The bondage God’s people are in both temporarily and spiritually has increased over the years, as is evidenced by the declining moral standards, in the way the Gospel has been simplified, and that the Church has made efforts to stop teaching and practicing many of the principles the world and other Christian churches find offensive. However, the Lord will not allow such a situation to go on indefinitely.

Part five of this series will continue tomorrow

1. “There is nothing that would soon weaken my hope and discourage me as to see this people in full fellowship with the world, and receive no more persecution from them because they are one with them.” Brigham Young, 8 April 1862, Journal of Discourses 10:32 (see 4:38)
2. James 4:4; see John 15:18.
3. Heber J. Grant, Salt Lake Tribune, 22 November 1938.
4. Woolley affidavit.
5. 7 February 1875, Journal of Discourses 17:305.

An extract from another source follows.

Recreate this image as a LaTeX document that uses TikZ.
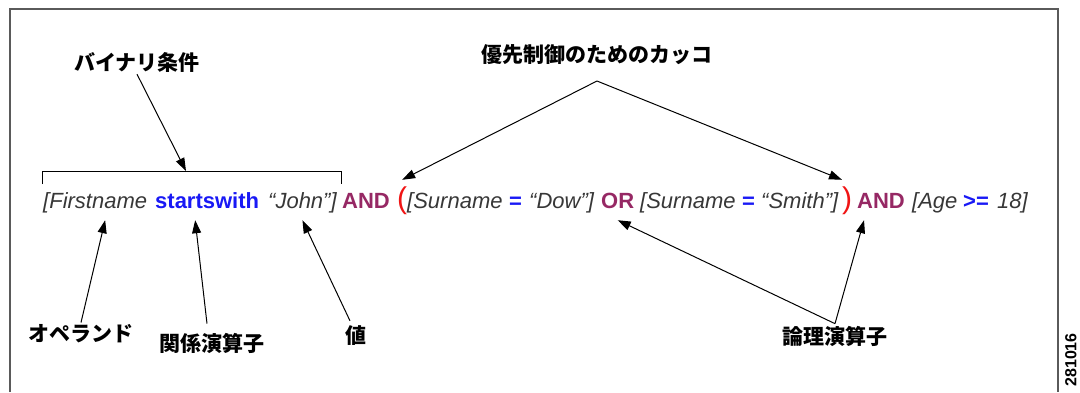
\documentclass[tikz,border=0pt]{standalone}
\usepackage{fontspec}
\setmainfont{Liberation Sans}
\newfontfamily\jpfont{Noto Sans CJK JP}
\usepackage{xcolor}
\usetikzlibrary{arrows.meta, positioning, calc}
\definecolor{txtgray}{RGB}{55,55,55}
\definecolor{relblue}{RGB}{25,25,245}
\definecolor{logicred}{RGB}{150,40,100}
\definecolor{parred}{RGB}{240,20,20}
\definecolor{framegray}{RGB}{90,90,90}
\tikzstyle{arrow} = [line width=1pt,-{Triangle[length=13pt,width=9pt]}]
\tikzstyle{expr} = [anchor=base west, inner xsep=0pt, inner ysep=6pt, text height=22pt, text depth=6pt, text=txtgray, font=\fontsize{22}{26}\selectfont\itshape]
\tikzstyle{relop} = [expr, text=relblue, font=\fontsize{22}{26}\selectfont\bfseries]
\tikzstyle{logop} = [expr, text=logicred, font=\fontsize{22}{26}\selectfont\bfseries]
\tikzstyle{paren} = [expr, text=parred, font=\fontsize{30}{34}\selectfont]
\tikzstyle{jp} = [inner sep=2pt, font=\jpfont\bfseries\fontsize{21}{24}\selectfont]

\begin{document}
\begin{tikzpicture}[x=1pt, y=-1pt]
\useasboundingbox (0,0) rectangle (1080,392);

% Frame (open at the bottom)
\draw[framegray, line width=1.5pt] (10,392) -- (10,9) -- (1058,9) -- (1058,392);

% Expression
\node[expr] (fname) at (43,208) {[Firstname};
\node[relop] (rel1) at (155,208) {startswith};
\node[expr] (val1) at (268,208) {“John”]};
\node[logop] (and1) at (342,208) {AND};
\node[paren] (lpar) at (397,208) {(};
\node[expr] (sname1) at (407,208) {[Surname};
\node[relop] (eq1) at (509,208) {=};
\node[expr] (val2) at (529,208) {“Dow”]};
\node[logop] (or1) at (601,208) {OR};
\node[expr] (sname2) at (640,208) {[Surname};
\node[relop] (eq2) at (742,208) {=};
\node[expr] (val3) at (761,208) {“Smith”]};
\node[paren] (rpar) at (842,208) {)};
\node[logop] (and2) at (857,208) {AND};
\node[expr] (age) at (912,208) {[Age};
\node[relop] (rel2) at (963,208) {>=};
\node[expr] (val4) at (997,208) {18]};

% Bracket over the binary condition
\draw[line width=1pt] (42,184) -- (42,171) -- (341,171) -- (341,184);
\coordinate (brkmid) at (186,171);

% Labels
\node[jp] (binlbl) at (137,62) {バイナリ条件};
\node[jp] (prilbl) at (597,55) {優先制御のためのカッコ};
\node[jp] (opelbl) at (81,334) {オペランド};
\node[jp] (rellbl) at (212,343) {関係演算子};
\node[jp] (vallbl) at (356,336) {値};
\node[jp] (lgclbl) at (835,336) {論理演算子};

% Arrows
\draw[arrow] (binlbl.south) -- (brkmid);
\coordinate (priapex) at (597,81);
\draw[arrow] (priapex) -- (lpar.north);
\draw[arrow] (priapex) -- (rpar.north west);
\draw[arrow] (opelbl.north) -- ($(fname.south)+(10,0)$);
\draw[arrow] ($(rellbl.north)+(-5,-7)$) -- ($(rel1.south)+(-12,0)$);
\draw[arrow] ($(vallbl.north)+(-6,-3)$) -- (val1.south);
\draw[arrow] (lgclbl.north) -- (or1.south);
\draw[arrow] (lgclbl.north) -- ($(and2.south)+(-17,0)$);

% Figure number
\node[rotate=90, anchor=north east, inner sep=0pt, font=\bfseries\fontsize{16}{18}\selectfont] (figid) at (1065,333) {281016};
\end{tikzpicture}
\end{document}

6. Franklin D. Richards, J.D. 1: 321.
7. John Mills Whitaker Journal, April 1893, W. H. Smart Diary, 1901-1902 Bk; p. 94; 28 July 1901.
8. Daniel 7:21.
9. 25 January 1880, Unpublished Revelations 79:10.
10. Wilford Woodruff Journal, 31 December 1889.
11. Revelations 13:7
12. D&C 103:8.
13. Matthias F. Cowley, January 28th, 1901, Smoot Hearing 1:8. *Revelation to John Taylor, 25 December 1884; Unpublished Revelations 87:5-8, also Revelation to John Taylor, 13 October 1882; Unpublished Revelations 83:20-25.